### [PROBLEM TO SOLVE]
Leaving out every picture, retype the lines below from the top through the one that contains "yMinor = [10, 30, 50, 70, 90];".
►
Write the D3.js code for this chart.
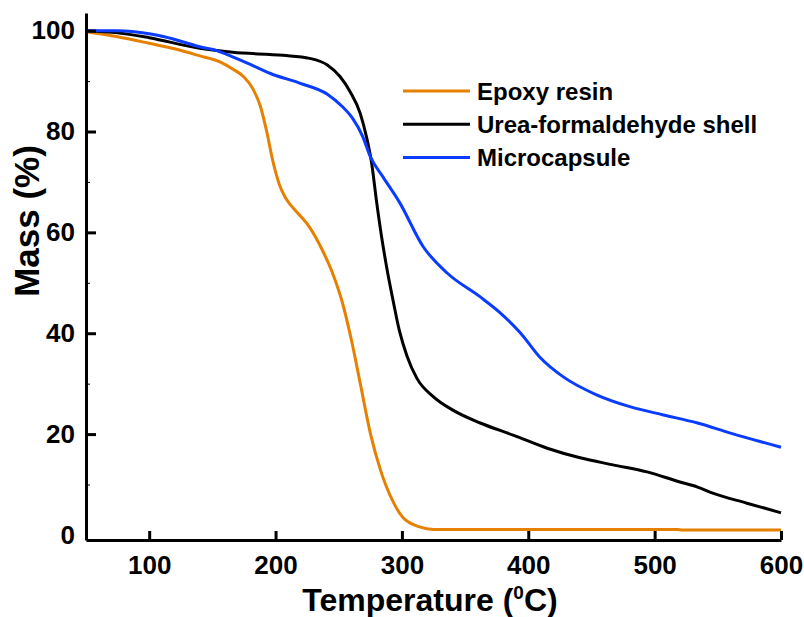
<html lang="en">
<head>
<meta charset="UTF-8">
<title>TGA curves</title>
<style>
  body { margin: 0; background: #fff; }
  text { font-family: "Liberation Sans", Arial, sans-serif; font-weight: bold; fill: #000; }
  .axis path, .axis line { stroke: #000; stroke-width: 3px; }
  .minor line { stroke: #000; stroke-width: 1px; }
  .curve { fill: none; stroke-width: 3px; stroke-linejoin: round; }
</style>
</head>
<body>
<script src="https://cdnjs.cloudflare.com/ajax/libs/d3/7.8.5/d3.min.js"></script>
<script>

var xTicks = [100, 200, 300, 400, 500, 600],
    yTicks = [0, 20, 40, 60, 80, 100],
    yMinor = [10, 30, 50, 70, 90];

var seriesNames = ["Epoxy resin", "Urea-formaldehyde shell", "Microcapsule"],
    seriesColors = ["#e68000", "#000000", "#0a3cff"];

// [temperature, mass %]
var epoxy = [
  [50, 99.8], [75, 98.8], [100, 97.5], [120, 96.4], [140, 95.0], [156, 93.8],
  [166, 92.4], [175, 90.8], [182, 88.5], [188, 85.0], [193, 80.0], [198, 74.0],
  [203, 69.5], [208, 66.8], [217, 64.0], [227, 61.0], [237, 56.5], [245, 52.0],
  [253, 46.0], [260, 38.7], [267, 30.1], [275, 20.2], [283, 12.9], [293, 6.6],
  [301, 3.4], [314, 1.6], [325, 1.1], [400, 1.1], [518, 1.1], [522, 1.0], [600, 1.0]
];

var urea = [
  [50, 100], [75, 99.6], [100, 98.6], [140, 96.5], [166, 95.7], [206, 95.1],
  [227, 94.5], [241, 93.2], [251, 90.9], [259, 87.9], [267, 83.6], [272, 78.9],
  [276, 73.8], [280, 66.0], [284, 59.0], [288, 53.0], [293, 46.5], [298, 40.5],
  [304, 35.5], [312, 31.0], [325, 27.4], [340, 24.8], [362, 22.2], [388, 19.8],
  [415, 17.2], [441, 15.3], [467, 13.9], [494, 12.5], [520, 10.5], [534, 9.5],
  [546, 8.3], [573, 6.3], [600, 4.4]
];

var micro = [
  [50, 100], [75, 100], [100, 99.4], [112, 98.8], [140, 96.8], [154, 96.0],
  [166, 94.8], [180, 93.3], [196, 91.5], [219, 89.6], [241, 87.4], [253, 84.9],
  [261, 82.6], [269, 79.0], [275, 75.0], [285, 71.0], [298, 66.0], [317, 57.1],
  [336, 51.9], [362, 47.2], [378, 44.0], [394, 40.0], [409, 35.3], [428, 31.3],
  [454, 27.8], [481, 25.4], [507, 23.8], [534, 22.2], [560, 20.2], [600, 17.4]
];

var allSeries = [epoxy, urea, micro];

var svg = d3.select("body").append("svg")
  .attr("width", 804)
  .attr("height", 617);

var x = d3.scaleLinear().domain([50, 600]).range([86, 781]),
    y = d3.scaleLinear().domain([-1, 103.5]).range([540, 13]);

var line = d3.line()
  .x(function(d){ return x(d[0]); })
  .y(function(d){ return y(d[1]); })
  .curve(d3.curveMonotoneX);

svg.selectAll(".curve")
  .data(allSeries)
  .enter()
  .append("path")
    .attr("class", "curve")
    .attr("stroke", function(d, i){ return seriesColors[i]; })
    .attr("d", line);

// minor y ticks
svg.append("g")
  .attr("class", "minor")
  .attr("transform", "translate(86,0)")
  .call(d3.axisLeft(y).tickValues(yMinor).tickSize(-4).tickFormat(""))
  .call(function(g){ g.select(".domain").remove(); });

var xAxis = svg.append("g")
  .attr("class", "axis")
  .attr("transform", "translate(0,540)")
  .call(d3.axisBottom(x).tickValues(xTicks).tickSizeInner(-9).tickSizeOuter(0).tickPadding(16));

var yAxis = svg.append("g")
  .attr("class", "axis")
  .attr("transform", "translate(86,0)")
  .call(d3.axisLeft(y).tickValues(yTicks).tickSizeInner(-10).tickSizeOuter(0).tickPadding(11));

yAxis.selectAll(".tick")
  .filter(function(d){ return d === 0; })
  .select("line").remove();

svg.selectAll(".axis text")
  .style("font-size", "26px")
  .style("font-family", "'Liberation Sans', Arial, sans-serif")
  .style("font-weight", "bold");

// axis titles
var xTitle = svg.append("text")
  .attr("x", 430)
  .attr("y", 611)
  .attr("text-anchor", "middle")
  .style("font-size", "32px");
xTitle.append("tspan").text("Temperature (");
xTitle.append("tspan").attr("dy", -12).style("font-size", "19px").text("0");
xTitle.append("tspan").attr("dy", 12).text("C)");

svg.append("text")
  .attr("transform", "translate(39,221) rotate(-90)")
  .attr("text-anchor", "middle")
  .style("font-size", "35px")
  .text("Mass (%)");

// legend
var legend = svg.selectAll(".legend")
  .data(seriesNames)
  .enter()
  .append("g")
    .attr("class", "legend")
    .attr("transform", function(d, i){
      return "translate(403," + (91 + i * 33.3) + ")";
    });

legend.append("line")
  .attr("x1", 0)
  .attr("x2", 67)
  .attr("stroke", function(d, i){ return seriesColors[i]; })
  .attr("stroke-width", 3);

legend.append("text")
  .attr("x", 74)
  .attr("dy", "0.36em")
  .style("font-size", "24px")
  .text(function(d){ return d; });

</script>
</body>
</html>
◄
### [SOLVED EXERCISE]
Write the D3.js code for this chart.
<html lang="en">
<head>
<meta charset="UTF-8">
<title>TGA curves</title>
<style>
  body { margin: 0; background: #fff; }
  text { font-family: "Liberation Sans", Arial, sans-serif; font-weight: bold; fill: #000; }
  .axis path, .axis line { stroke: #000; stroke-width: 3px; }
  .minor line { stroke: #000; stroke-width: 1px; }
  .curve { fill: none; stroke-width: 3px; stroke-linejoin: round; }
</style>
</head>
<body>
<script src="https://cdnjs.cloudflare.com/ajax/libs/d3/7.8.5/d3.min.js"></script>
<script>

var xTicks = [100, 200, 300, 400, 500, 600],
    yTicks = [0, 20, 40, 60, 80, 100],
    yMinor = [10, 30, 50, 70, 90];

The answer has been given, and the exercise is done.